* DATASET SECTION
○ ○ ○ ○
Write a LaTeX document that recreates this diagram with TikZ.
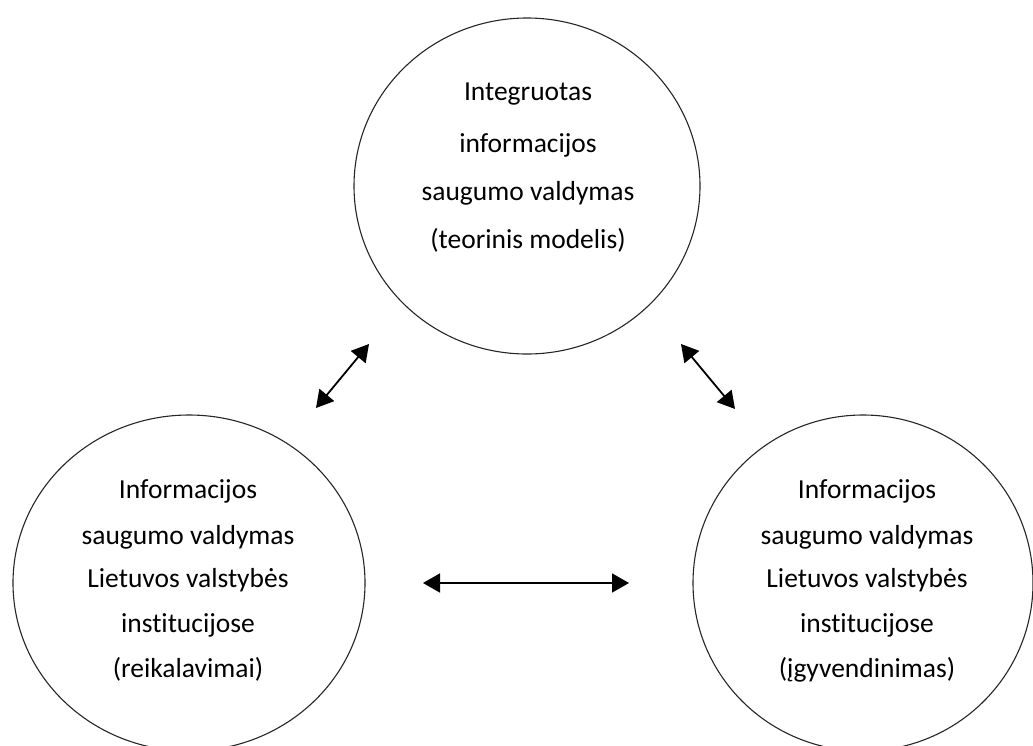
\documentclass[tikz,border=0pt]{standalone}
\usepackage{fontspec}
\setmainfont{Carlito}[Ligatures={NoCommon,NoRare}]
\usetikzlibrary{shapes.geometric,arrows.meta}
\begin{document}
\begin{tikzpicture}[x=1pt,y=-1pt,
  blob/.style={draw=black!85,line width=1.1pt,ellipse,inner sep=0pt},
  lbl/.style={anchor=base,inner sep=0pt,font=\fontsize{27.5}{30}\selectfont},
  dbl/.style={line width=1.8pt,{Triangle[length=17pt,width=19pt]}-{Triangle[length=17pt,width=19pt]}}]
\useasboundingbox (0,0) rectangle (1033,745);

% three areas
\node[blob,minimum width=346pt,minimum height=336pt] (top)   at (527,186) {};
\node[blob,minimum width=352pt,minimum height=336pt] (left)  at (189,583) {};
\node[blob,minimum width=340pt,minimum height=336pt] (right) at (863,583) {};

% top circle text
\node[lbl] (t1) at (528,100) {Integruotas};
\node[lbl] (t2) at (528,152) {informacijos};
\node[lbl] (t3) at (528,200) {saugumo valdymas};
\node[lbl] (t4) at (528,248) {(teorinis modelis)};

% left circle text
\node[lbl] (l1) at (188,498) {Informacijos};
\node[lbl] (l2) at (188,544) {saugumo valdymas};
\node[lbl] (l3) at (188,587) {Lietuvos valstybės};
\node[lbl] (l4) at (188,632) {institucijose};
\node[lbl] (l5) at (188,677) {(reikalavimai)};

% right circle text
\node[lbl] (r1) at (867,498) {Informacijos};
\node[lbl] (r2) at (867,544) {saugumo valdymas};
\node[lbl] (r3) at (867,587) {Lietuvos valstybės};
\node[lbl] (r4) at (867,632) {institucijose};
\node[lbl] (r5) at (867,677) {(įgyvendinimas)};

% arrow end points
\coordinate (la) at (316,408);
\coordinate (lb) at (369,344);
\coordinate (ra) at (681,344);
\coordinate (rb) at (735,409);
\coordinate (ha) at (423,583);
\coordinate (hb) at (629,583);

\draw[dbl] (la) -- (lb);
\draw[dbl] (ra) -- (rb);
\draw[dbl] (ha) -- (hb);
\end{tikzpicture}
\end{document}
○ ○ ○ ○
* EXERCISE INSTRUCTIONS
Print the data above verbatim from the first line through the line holding "(r5) at (867,677)", leaving every picture out.

* TASK OUTPUT
Write a LaTeX document that recreates this diagram with TikZ.
\documentclass[tikz,border=0pt]{standalone}
\usepackage{fontspec}
\setmainfont{Carlito}[Ligatures={NoCommon,NoRare}]
\usetikzlibrary{shapes.geometric,arrows.meta}
\begin{document}
\begin{tikzpicture}[x=1pt,y=-1pt,
  blob/.style={draw=black!85,line width=1.1pt,ellipse,inner sep=0pt},
  lbl/.style={anchor=base,inner sep=0pt,font=\fontsize{27.5}{30}\selectfont},
  dbl/.style={line width=1.8pt,{Triangle[length=17pt,width=19pt]}-{Triangle[length=17pt,width=19pt]}}]
\useasboundingbox (0,0) rectangle (1033,745);

% three areas
\node[blob,minimum width=346pt,minimum height=336pt] (top)   at (527,186) {};
\node[blob,minimum width=352pt,minimum height=336pt] (left)  at (189,583) {};
\node[blob,minimum width=340pt,minimum height=336pt] (right) at (863,583) {};

% top circle text
\node[lbl] (t1) at (528,100) {Integruotas};
\node[lbl] (t2) at (528,152) {informacijos};
\node[lbl] (t3) at (528,200) {saugumo valdymas};
\node[lbl] (t4) at (528,248) {(teorinis modelis)};

% left circle text
\node[lbl] (l1) at (188,498) {Informacijos};
\node[lbl] (l2) at (188,544) {saugumo valdymas};
\node[lbl] (l3) at (188,587) {Lietuvos valstybės};
\node[lbl] (l4) at (188,632) {institucijose};
\node[lbl] (l5) at (188,677) {(reikalavimai)};

% right circle text
\node[lbl] (r1) at (867,498) {Informacijos};
\node[lbl] (r2) at (867,544) {saugumo valdymas};
\node[lbl] (r3) at (867,587) {Lietuvos valstybės};
\node[lbl] (r4) at (867,632) {institucijose};
\node[lbl] (r5) at (867,677) {(įgyvendinimas)};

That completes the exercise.